To fully understand the importance of the pricing strategy that airlines adopt in order to sell tickets to individuals from different countries, it is necessary to consider other aspects of their strategies. As discussed in “Airline Employee Explains How Fares are Really Decided”, airline fares are decided based on a variety of factors that aim to enhance the company’s profit. This occurs from two points of view; the purchaser and the company. The company is likely to adjust price on the basis of availability and how it could best minimize loss. The company minimizes this loss in part by offering plane tickets to people in other countries. Therefore, citizens in Latin America can purchase tickets to other nations, and they can do so at a price that is reflective of their average income. Computers are able to detect when an individual is in their home country to some extent, and this is verified by determining the language and type of currency that the customer is most comfortable with. By providing this information, therefore, it is possible to confuse the type of consumer information that the airlines receive.

A majority of airlines compute mathematical summaries of who their customers are and the prices that they are willing to purchase tickets at for a variety of different situations. Ultimately, computers are able to match certain descriptive information to these parameters and based on this information determine which ticket price the viewer should be offered. Therefore, slightly altering the information that a website is able to detect can alter the ticket price that is available for the individual. Even though the author of this article discusses a situation in which tickets are bought for flights in a foreign country and are priced significantly differently for United States residents and Colombian residents, this occurs to some extent within countries too. For example, it has been reported that people who buy tickets in the Northeast United States are likely to face slightly higher ticket prices than those living in the southern part of the country. Analysts have attributed this to the difference in average income between these two groups of people. Since salaries and living costs are higher in the Northeast, ticket prices are higher as well. Therefore, it would be possible to use the method explained in this article to pretend that you are in a different part of the country, although less savings would be accrued than pretending you are in a different country.

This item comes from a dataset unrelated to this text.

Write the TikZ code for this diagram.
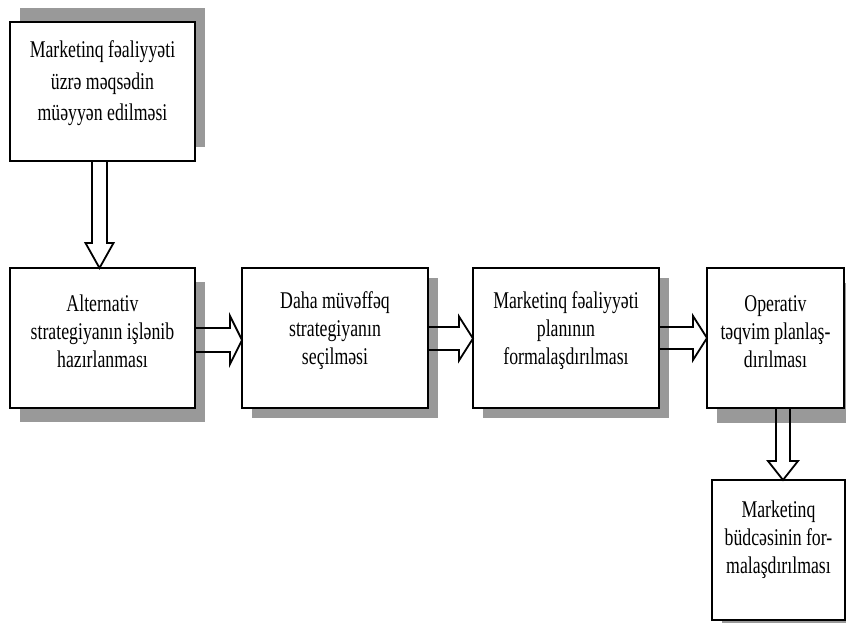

A major consideration in the decision to purchase a ticket for a lesser price using this system is the cost related to purchasing something using a different currency. Often, credit card companies will charge the consumer for this service. However, it may be worthwhile to make the purchase if a significant enough price change is offered. An ideal strategy would be to determine which countries are offered lowest ticket prices by airline companies. As stated above, this is likely based on the economy and average income of the company. After playing around with locations, this will become apparent. Interestingly, the ways in which airline companies use consumer information can be used to benefit the consumer as well. It is important to remember the vast wealth of information that airline companies generate in order to enhance their profits, because this same information can be used by consumers to ensure that they are getting the best possible deal on their airline tickets.

In conclusion, airlines allow tickets to be sold for different prices in different locations in order to maximize profit. They do so to ensure that the greatest amounts of tickets can be sold, which in turn prevents planes from flying when they are not at maximum capacity. Furthermore, although these companies prefer to sell tickets at higher prices, they acknowledge that a majority of international return trips can benefit from accommodating the natives of that country. Therefore, prices are generated to reflect the economy and income of the foreign nation. However, it is simple to take advantage of this use of consumer information because consumers who are able to identify this trend can pretend they are in foreign countries in order to receive better ticket deals.